At first glance, ipchains and iptables appear to be quite similar. Both methods of packet filtering use chains of rules operating within the Linux kernel to decide what to do with packets that match the specified rule or set of rules. However, iptables offers a more extensible way of filtering packets, giving the administrator a greater amount of control without building a great deal of complexity into the system.
Specifically, users comfortable with ipchains should be aware of the following significant differences between ipchains and iptables before attempting to use iptables:
Under iptables, each filtered packet is processed using rules from only one chain rather than multiple chains. For instance, a FORWARD packet coming into a system using ipchains would have to go through the INPUT, FORWARD, and OUTPUT chains to move along to its destination.
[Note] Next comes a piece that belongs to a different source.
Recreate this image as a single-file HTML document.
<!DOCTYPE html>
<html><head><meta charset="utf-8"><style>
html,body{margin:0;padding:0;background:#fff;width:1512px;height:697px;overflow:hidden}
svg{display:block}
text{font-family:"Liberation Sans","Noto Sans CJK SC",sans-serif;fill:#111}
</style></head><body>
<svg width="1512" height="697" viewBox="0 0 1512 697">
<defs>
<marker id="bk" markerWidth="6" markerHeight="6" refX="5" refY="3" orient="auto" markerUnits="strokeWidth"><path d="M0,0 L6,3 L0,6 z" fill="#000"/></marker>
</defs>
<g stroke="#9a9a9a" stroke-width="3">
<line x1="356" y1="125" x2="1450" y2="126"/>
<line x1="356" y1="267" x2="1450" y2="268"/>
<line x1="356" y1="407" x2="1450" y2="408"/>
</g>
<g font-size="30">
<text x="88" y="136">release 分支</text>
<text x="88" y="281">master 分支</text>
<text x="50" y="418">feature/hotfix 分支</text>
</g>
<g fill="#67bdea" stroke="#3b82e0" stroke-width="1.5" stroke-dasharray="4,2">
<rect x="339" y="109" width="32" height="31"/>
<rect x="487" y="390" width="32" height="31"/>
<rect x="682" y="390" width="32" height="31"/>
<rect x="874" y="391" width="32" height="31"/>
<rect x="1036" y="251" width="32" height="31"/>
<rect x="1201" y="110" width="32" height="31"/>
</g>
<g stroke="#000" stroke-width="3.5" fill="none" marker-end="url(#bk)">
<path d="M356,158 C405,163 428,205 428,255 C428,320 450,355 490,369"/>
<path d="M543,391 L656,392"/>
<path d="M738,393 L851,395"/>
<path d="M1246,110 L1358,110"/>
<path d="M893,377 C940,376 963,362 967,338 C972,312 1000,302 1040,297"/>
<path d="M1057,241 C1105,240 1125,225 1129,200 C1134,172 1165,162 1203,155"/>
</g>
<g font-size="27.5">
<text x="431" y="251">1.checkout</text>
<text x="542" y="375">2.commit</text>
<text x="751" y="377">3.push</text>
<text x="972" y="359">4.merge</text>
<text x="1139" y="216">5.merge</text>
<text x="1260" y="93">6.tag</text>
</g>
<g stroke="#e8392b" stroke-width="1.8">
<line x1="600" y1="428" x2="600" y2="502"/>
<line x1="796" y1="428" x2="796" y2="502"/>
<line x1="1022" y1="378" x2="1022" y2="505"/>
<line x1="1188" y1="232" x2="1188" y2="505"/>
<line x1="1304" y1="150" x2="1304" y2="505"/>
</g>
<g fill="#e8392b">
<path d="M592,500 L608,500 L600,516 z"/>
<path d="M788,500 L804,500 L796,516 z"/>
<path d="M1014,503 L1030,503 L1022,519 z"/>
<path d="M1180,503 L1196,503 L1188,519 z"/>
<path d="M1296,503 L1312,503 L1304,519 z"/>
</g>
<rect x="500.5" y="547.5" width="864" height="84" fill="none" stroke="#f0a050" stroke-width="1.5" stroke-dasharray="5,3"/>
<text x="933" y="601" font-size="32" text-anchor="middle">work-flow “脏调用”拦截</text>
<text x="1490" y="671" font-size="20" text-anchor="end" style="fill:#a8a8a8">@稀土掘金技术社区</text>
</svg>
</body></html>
However, iptables only sends packets to the INPUT chain if they are destined for the local system and only sends them to the OUTPUT chain if the local system generated the packets. For this reason, it is important to place the rule designed to catch a particular packet within the rule that actually handles the packet.
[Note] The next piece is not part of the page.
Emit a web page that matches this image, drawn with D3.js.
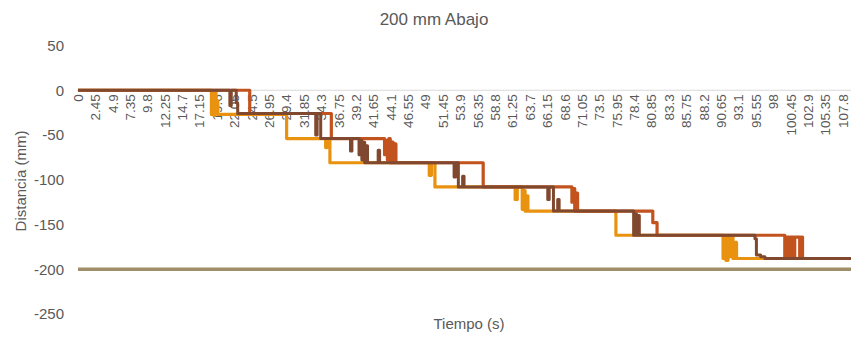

The DENY target has been changed to DROP. In ipchains, packets that matched a rule in a chain could be directed to the DENY target. This target must be changed to DROP under iptables.
Order matters when placing options in a rule. Previously, with ipchains, the order of the rule options did not matter. The iptables command uses stricter syntax. For example, in iptables commands the protocol (ICMP, TCP, or UDP) must be specified before the source or destination ports.
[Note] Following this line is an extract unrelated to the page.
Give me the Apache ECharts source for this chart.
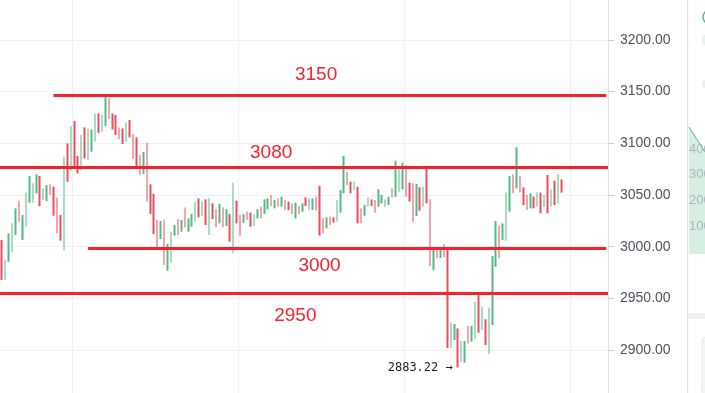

When specifying network interfaces to be used with a rule, you must only use incoming interfaces (-i option) with INPUT or FORWARD chains and outgoing interfaces (-o option) with FORWARD or OUTPUT chains. This is necessary because OUTPUT chains are no longer used by incoming interfaces, and INPUT chains are not seen by packets moving through outgoing interfaces.
This is not a comprehensive list of the changes, given that iptables is a fundamentally rewritten network filter. For more specific information, refer to the Linux 2.4 Packet Filtering HOWTO found in Section 17.7 Additional Resources.